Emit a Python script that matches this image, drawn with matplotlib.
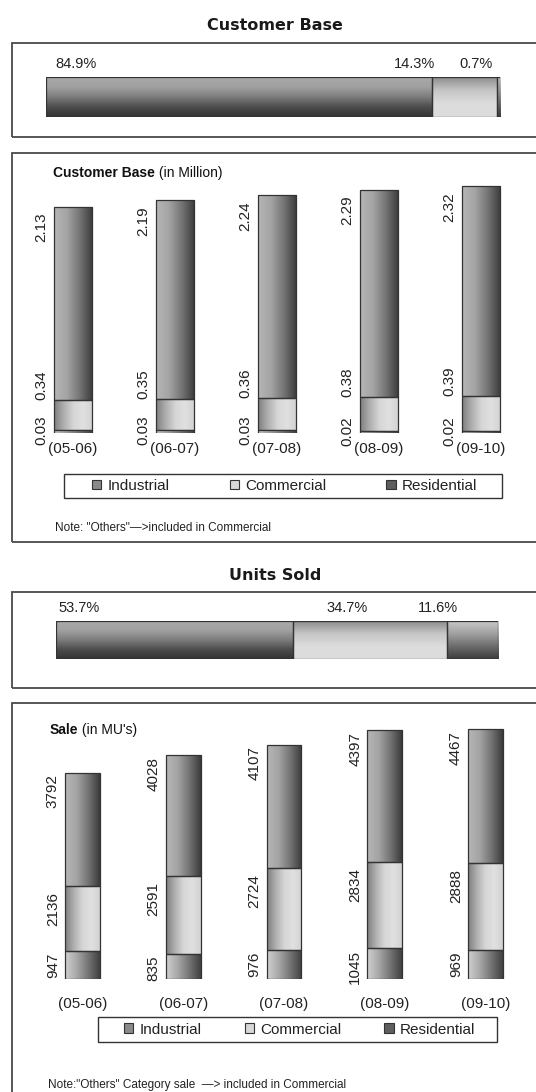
import numpy as np
import matplotlib
matplotlib.use('Agg')
import matplotlib.pyplot as plt
from matplotlib.colors import LinearSegmentedColormap
from matplotlib.patches import Rectangle, Patch
from matplotlib.text import Annotation

plt.rcParams['font.family'] = ['Liberation Sans', 'DejaVu Sans']

# ---------------- data ----------------
years = ['(05-06)', '(06-07)', '(07-08)', '(08-09)', '(09-10)']
categories = ['Industrial', 'Commercial', 'Residential']

cust_industrial = [0.03, 0.03, 0.03, 0.02, 0.02]
cust_commercial = [0.34, 0.35, 0.36, 0.38, 0.39]
cust_residential = [2.13, 2.19, 2.24, 2.29, 2.32]

sale_industrial = [947, 835, 976, 1045, 969]
sale_commercial = [2136, 2591, 2724, 2834, 2888]
sale_residential = [3792, 4028, 4107, 4397, 4467]

# share bars, left to right: Residential, Commercial, Industrial
cust_share = [84.9, 14.3, 0.7]
units_share = [53.7, 34.7, 11.6]

# ---------------- styles ----------------
W, H = 536, 1092
fig = plt.figure(figsize=(W / 100, H / 100), dpi=100)
fig.patch.set_facecolor('white')

def rect(x0, y0, x1, y1):
    return [x0 / W, 1 - y1 / H, (x1 - x0) / W, (y1 - y0) / H]

def fbox(x0, y0, x1, y1, lw=1.3, ec='#4a4a4a'):
    fig.add_artist(Rectangle((x0 / W, 1 - y1 / H), (x1 - x0) / W, (y1 - y0) / H,
                             transform=fig.transFigure, fill=False, ec=ec, lw=lw))

V_COLORS = {
    'Residential': ['#b6b6b6', '#a4a4a4', '#747474', '#3a3a3a'],
    'Commercial': ['#7e7e7e', '#afafaf', '#d6d6d6', '#e0e0e0', '#d2d2d2'],
    'Industrial': ['#d0d0d0', '#a8a8a8', '#747474', '#404040'],
}
H_COLORS = {
    'Residential': ['#aaaaaa', '#a0a0a0', '#7c7c7c', '#4c4c4c', '#333333'],
    'Commercial': ['#8c8c8c', '#c6c6c6', '#dcdcdc', '#dddddd'],
    'Industrial': ['#c8c8c8', '#a0a0a0', '#6c6c6c', '#3c3c3c'],
}
LEG_COLORS = {'Industrial': '#8a8a8a', 'Commercial': '#d8d8d8', 'Residential': '#5e5e5e'}

def grad_fill(ax, patch, colors, direction):
    x, y = patch.get_x(), patch.get_y()
    w, h = patch.get_width(), patch.get_height()
    cmap = LinearSegmentedColormap.from_list('g', colors)
    if direction == 'h':
        data = np.linspace(0, 1, 256).reshape(1, -1)
    else:
        data = np.linspace(0, 1, 256).reshape(-1, 1)
    im = ax.imshow(data, cmap=cmap, extent=[x, x + w, y, y + h], origin='upper',
                   aspect='auto', zorder=1.5, interpolation='bilinear')
    im.set_clip_path(patch)

def clean(ax):
    for s in ax.spines.values():
        s.set_visible(False)
    ax.set_yticks([])
    ax.tick_params(axis='x', length=0)
    ax.patch.set_alpha(0)

# ---------------- frames & titles ----------------
fbox(12, 43, 600, 137)
fbox(12, 153, 600, 542)
fbox(12, 592, 600, 688)
fbox(12, 703, 600, 1200)

fig.text(275 / W, 1 - 25 / H, 'Customer Base', ha='center', va='center',
         fontsize=11.5, fontweight='bold', family=['DejaVu Sans'], color='#1a1a1a')
fig.text(275 / W, 1 - 575 / H, 'Units Sold', ha='center', va='center',
         fontsize=11.5, fontweight='bold', family=['DejaVu Sans'], color='#1a1a1a')

# ---------------- share bars ----------------
share_order = ['Residential', 'Commercial', 'Industrial']

def share_bar(box, shares, label_specs):
    ax = fig.add_axes(rect(*box))
    clean(ax)
    ax.set_xticks([])
    left = 0
    bars = []
    for cat, v in zip(share_order, shares):
        b = ax.barh(0, v, left=left, height=1, facecolor='none',
                    edgecolor='#333333', lw=0.9, zorder=2)[0]
        grad_fill(ax, b, H_COLORS[cat], 'v')
        bars.append((left, v))
        left += v
    ax.set_xlim(0, sum(shares))
    ax.set_ylim(-0.5, 0.5)
    for (l, v), (anchor, dx, ha), s in zip(bars, label_specs, shares):
        xref = l if anchor == 'start' else l + v
        ax.annotate(f'{s:.1f}%', xy=(xref, 0.5), xytext=(dx, 13), textcoords='offset pixels',
                    ha=ha, va='center', fontsize=10.5, color='#222222', annotation_clip=False)
    return ax

share_bar((46, 77, 500, 117), cust_share,
          [('start', 9, 'left'), ('start', 3, 'right'), ('end', -7, 'right')])
share_bar((56, 621, 498, 659), units_share,
          [('start', 2, 'left'), ('end', -79, 'right'), ('start', 11, 'right')])

# ---------------- stacked columns ----------------
def stacked(box, ylim_top, width, ind, com, res, fmt, offsets, tick_pad):
    ax = fig.add_axes(rect(*box))
    clean(ax)
    x = np.arange(len(years))
    bottoms = np.zeros(len(years))
    for cat, vals in zip(categories, [ind, com, res]):
        bars = ax.bar(x, vals, width, bottom=bottoms, facecolor='none',
                      edgecolor='#333333', lw=0.9, zorder=2)
        for b in bars:
            grad_fill(ax, b, V_COLORS[cat], 'h')
        bottoms = bottoms + np.array(vals)
    ax.set_xlim(-0.5, len(years) - 0.5)
    ax.set_ylim(0, ylim_top)
    ax.set_xticks(x)
    ax.set_xticklabels(years, fontsize=11, color='#222222')
    ax.tick_params(axis='x', pad=tick_pad)
    cum = np.zeros(len(years))
    for k, vals in enumerate([ind, com, res]):
        dy, va = offsets[k]
        for i, v in enumerate(vals):
            ax.annotate(fmt(v), xy=(x[i] - width / 2, cum[i] + v), xytext=(-12, dy),
                        textcoords='offset pixels', rotation=90, ha='center', va=va,
                        fontsize=11, color='#222222', annotation_clip=False)
        cum = cum + np.array(vals)
    return ax

cust_scale = 90.5  # px per million
stacked((22, 170, 532, 433), (433 - 170) / cust_scale, 0.38,
        cust_industrial, cust_commercial, cust_residential,
        lambda v: f'{v:.2f}',
        [(0, 'center'), (0, 'bottom'), (-6, 'top')], 6.5)

sale_scale = 250 / 8324.0
stacked((32, 715, 536, 979), (979 - 715) / sale_scale, 0.347,
        sale_industrial, sale_commercial, sale_residential,
        lambda v: f'{v:d}',
        [(-2, 'top'), (-6, 'top'), (-2, 'top')], 13)

# ---------------- chart titles ----------------
t1 = fig.text(53 / W, 1 - 173 / H, 'Customer Base', ha='left', va='center',
              fontsize=10, fontweight='bold', color='#111111')
fig.add_artist(Annotation(' (in Million)', xy=(1, 0.5), xycoords=t1, va='center', ha='left',
                          fontsize=10, color='#111111'))

t2 = fig.text(50 / W, 1 - 730 / H, 'Sale', ha='left', va='center',
              fontsize=10, fontweight='bold', color='#111111')
fig.add_artist(Annotation(" (in MU's)", xy=(1, 0.5), xycoords=t2, va='center', ha='left',
                          fontsize=10, color='#111111'))

# ---------------- legends ----------------
def legend_box(x0, y0, x1, y1, inner_l, inner_r):
    fbox(x0, y0, x1, y1, lw=1.0, ec='#333333')
    handles = [Patch(facecolor=LEG_COLORS[c], edgecolor='#333333', lw=0.8) for c in categories]
    leg = fig.legend(handles, categories, loc='center', ncol=3, mode='expand',
                     bbox_to_anchor=((x0 + inner_l) / W, 1 - y1 / H,
                                     (x1 - x0 - inner_l - inner_r) / W, (y1 - y0) / H),
                     bbox_transform=fig.transFigure, frameon=False, fontsize=11,
                     handlelength=0.6, handleheight=0.6, handletextpad=0.4,
                     borderaxespad=0, borderpad=0)
    for t in leg.get_texts():
        t.set_color('#222222')

legend_box(64, 474, 502, 498, 28, 25)
legend_box(98, 1017, 497, 1042, 26, 22)

# ---------------- notes ----------------
fig.text(55 / W, 1 - 528 / H, 'Note: "Others"\u2014>included in Commercial', ha='left',
         va='center', fontsize=8.5, color='#222222')
fig.text(48 / W, 1 - 1085 / H, 'Note:"Others" Category sale  \u2014> included in Commercial',
         ha='left', va='center', fontsize=8.5, color='#222222')

fig.savefig('out.png', dpi=100, facecolor='white')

•••••

Write out again exactly the lines from the start of the data above through the line containing "transform=fig.transFigure, fill=False, ec=ec, lw=lw))", inclusive, excluding any pictures.

Emit a Python script that matches this image, drawn with matplotlib.
import numpy as np
import matplotlib
matplotlib.use('Agg')
import matplotlib.pyplot as plt
from matplotlib.colors import LinearSegmentedColormap
from matplotlib.patches import Rectangle, Patch
from matplotlib.text import Annotation

plt.rcParams['font.family'] = ['Liberation Sans', 'DejaVu Sans']

# ---------------- data ----------------
years = ['(05-06)', '(06-07)', '(07-08)', '(08-09)', '(09-10)']
categories = ['Industrial', 'Commercial', 'Residential']

cust_industrial = [0.03, 0.03, 0.03, 0.02, 0.02]
cust_commercial = [0.34, 0.35, 0.36, 0.38, 0.39]
cust_residential = [2.13, 2.19, 2.24, 2.29, 2.32]

sale_industrial = [947, 835, 976, 1045, 969]
sale_commercial = [2136, 2591, 2724, 2834, 2888]
sale_residential = [3792, 4028, 4107, 4397, 4467]

# share bars, left to right: Residential, Commercial, Industrial
cust_share = [84.9, 14.3, 0.7]
units_share = [53.7, 34.7, 11.6]

# ---------------- styles ----------------
W, H = 536, 1092
fig = plt.figure(figsize=(W / 100, H / 100), dpi=100)
fig.patch.set_facecolor('white')

def rect(x0, y0, x1, y1):
    return [x0 / W, 1 - y1 / H, (x1 - x0) / W, (y1 - y0) / H]

def fbox(x0, y0, x1, y1, lw=1.3, ec='#4a4a4a'):
    fig.add_artist(Rectangle((x0 / W, 1 - y1 / H), (x1 - x0) / W, (y1 - y0) / H,
                             transform=fig.transFigure, fill=False, ec=ec, lw=lw))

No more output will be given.